Replaced by the Piedmont Blues.


Over the weekend, the absentee president hailed a trade deal with South Korea.

South Korea is where the American rock instrument industry took some manufacturing for items somewhat less pricey that its domestically made product. It filled the niche Japan used to about twenty years ago, before labor in that country made its rock instruments into premium buys.

It is where DD’s Epiphone Les Paul Ultra II was made, a mid-priced instrument which I would have been able to buy, at some point, in the US when I was in the Highway Kings. Now most Gibsons are prohibitively expensive artisan plutonomy pieces.

So jobs were outsourced to South Korea. Whose people, incidentally, now enjoy a better tech infrastructure than the United States.

Krugman assessed Obama’s treaty this way:

One thing I’m hearing, now that all hope of useful fiscal policy is gone, is the idea that trade can be a driver of recovery — that stuff like the South Korea trade agreement can serve as a form of macro policy.

Um, no.

Our macro problem is insufficient spending on U.S.-produced goods and services; this spending is defined by

Y = C + I + G + X – M

where C is consumer spending, I investment spending, G government purchases of goods and services, X is exports, and M is imports. Trade agreements raise X — but they also lead to higher M. On average, they’re a wash.
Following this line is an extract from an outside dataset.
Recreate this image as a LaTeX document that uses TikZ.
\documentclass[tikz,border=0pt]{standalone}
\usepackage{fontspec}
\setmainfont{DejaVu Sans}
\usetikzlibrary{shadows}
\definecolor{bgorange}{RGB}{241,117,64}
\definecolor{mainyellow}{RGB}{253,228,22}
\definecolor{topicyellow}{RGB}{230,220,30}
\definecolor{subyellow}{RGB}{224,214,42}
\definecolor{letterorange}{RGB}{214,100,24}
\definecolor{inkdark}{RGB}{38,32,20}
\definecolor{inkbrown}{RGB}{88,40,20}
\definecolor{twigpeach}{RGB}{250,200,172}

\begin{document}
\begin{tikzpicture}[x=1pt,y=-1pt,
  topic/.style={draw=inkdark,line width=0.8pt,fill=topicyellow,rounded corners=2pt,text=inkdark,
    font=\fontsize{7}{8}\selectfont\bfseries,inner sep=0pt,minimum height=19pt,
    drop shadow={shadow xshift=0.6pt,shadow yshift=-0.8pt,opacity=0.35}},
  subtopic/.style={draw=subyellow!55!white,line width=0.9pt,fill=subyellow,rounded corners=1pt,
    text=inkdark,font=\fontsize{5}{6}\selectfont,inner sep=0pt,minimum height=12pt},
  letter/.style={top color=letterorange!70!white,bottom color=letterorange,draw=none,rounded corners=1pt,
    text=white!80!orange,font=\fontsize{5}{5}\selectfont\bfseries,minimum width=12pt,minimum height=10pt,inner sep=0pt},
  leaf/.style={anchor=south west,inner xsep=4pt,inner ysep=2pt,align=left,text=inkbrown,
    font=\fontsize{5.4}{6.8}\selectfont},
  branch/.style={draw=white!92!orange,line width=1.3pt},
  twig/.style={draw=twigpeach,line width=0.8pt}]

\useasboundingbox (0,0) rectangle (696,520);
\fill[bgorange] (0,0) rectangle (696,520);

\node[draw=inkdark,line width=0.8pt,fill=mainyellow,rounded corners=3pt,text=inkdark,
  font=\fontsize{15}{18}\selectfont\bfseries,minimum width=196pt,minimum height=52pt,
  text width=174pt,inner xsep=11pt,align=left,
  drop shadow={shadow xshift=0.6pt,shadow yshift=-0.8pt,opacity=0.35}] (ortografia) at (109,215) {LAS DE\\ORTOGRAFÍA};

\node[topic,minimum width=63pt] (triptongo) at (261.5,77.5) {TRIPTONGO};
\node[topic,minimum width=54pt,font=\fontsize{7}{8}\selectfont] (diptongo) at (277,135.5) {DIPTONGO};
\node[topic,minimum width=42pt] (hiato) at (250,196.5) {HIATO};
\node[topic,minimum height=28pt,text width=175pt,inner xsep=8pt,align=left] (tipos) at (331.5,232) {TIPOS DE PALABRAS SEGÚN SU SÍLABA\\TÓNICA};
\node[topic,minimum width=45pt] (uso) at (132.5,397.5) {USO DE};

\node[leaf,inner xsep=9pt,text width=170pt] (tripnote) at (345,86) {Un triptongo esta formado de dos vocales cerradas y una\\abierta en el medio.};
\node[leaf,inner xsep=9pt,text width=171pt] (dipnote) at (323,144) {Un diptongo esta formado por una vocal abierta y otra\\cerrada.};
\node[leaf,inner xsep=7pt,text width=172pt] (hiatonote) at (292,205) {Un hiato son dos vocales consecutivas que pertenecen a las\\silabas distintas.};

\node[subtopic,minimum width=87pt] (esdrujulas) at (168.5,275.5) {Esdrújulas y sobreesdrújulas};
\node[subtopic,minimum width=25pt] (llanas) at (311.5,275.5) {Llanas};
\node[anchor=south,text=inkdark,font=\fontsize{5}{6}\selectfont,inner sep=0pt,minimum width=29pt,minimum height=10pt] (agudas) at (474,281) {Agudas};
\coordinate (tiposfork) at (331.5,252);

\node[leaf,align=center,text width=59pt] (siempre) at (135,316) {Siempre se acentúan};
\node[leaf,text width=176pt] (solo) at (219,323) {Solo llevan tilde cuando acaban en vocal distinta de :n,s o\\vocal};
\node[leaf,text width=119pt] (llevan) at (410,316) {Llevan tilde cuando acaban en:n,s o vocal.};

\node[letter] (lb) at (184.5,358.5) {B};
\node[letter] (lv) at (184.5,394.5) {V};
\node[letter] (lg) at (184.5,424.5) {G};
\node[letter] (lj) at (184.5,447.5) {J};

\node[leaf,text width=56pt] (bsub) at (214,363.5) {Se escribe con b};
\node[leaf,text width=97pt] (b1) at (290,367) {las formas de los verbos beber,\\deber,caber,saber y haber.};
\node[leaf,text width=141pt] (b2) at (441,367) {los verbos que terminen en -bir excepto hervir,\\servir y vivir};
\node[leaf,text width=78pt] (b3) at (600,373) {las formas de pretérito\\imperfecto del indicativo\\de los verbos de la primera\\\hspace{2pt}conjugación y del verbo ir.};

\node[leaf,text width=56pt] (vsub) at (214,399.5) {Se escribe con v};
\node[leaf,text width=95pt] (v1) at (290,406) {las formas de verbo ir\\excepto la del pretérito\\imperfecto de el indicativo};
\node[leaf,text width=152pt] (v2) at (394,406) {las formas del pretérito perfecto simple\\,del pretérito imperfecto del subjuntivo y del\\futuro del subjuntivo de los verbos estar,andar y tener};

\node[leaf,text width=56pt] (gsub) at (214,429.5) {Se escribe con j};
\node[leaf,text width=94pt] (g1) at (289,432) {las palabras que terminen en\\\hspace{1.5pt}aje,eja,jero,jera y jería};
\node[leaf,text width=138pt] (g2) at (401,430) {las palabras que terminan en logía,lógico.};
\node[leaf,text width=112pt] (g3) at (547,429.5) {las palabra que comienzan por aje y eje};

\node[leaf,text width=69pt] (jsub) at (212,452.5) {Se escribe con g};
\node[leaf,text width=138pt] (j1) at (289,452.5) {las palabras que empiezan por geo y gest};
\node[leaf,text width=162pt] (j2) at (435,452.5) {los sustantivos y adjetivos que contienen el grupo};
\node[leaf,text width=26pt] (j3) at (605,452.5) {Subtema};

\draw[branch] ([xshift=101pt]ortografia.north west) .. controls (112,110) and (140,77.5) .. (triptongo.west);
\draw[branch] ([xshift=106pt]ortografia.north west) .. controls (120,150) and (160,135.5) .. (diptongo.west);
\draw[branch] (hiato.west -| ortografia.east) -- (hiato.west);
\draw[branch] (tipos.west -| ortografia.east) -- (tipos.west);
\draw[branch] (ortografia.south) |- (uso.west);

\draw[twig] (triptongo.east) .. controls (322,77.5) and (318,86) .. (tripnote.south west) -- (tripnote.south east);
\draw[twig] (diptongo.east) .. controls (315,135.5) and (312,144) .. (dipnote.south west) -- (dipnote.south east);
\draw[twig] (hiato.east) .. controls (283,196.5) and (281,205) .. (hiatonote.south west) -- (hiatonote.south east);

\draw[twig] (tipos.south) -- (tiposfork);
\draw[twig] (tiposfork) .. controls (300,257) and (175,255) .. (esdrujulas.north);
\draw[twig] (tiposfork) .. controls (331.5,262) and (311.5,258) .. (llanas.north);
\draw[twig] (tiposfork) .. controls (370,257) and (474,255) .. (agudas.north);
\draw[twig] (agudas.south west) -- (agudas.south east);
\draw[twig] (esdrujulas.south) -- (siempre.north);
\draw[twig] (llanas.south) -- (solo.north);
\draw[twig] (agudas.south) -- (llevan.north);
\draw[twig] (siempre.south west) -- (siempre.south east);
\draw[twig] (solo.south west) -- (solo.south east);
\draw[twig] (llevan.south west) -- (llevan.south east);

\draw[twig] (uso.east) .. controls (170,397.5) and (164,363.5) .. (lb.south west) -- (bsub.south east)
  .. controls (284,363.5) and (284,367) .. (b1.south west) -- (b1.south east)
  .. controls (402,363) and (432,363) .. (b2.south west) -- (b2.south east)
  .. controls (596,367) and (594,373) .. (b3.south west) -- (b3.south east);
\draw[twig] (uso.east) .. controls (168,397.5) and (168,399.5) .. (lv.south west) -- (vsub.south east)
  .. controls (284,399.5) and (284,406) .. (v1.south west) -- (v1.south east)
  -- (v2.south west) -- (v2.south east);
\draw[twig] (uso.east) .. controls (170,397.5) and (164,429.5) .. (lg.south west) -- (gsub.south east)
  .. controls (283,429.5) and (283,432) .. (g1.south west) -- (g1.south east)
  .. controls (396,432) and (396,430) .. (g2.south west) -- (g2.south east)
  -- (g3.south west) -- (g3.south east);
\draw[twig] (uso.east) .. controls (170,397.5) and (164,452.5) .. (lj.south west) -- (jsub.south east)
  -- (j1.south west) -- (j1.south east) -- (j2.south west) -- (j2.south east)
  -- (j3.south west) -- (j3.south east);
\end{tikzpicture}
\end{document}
“And there’s even an argument to the effect that increased trade reduces US employment in the current context; if the jobs we gain are higher value-added per worker, while those we lose are lower value-added, and spending stays the same, that means the same GDP but fewer jobs,” he adds.

South Korea, as it pertained to Epiphone, the low-price brand Gibson subsidiary, meant lost jobs in the US. For less value added jobs at places like Guitar Center here.

Since then, Gibson took a lot of Epiphone manufacturing to China downsizing South Korean labor for cheaper sources. Well, now some of them have probably been working at the national equivalent of Guitar Center, too.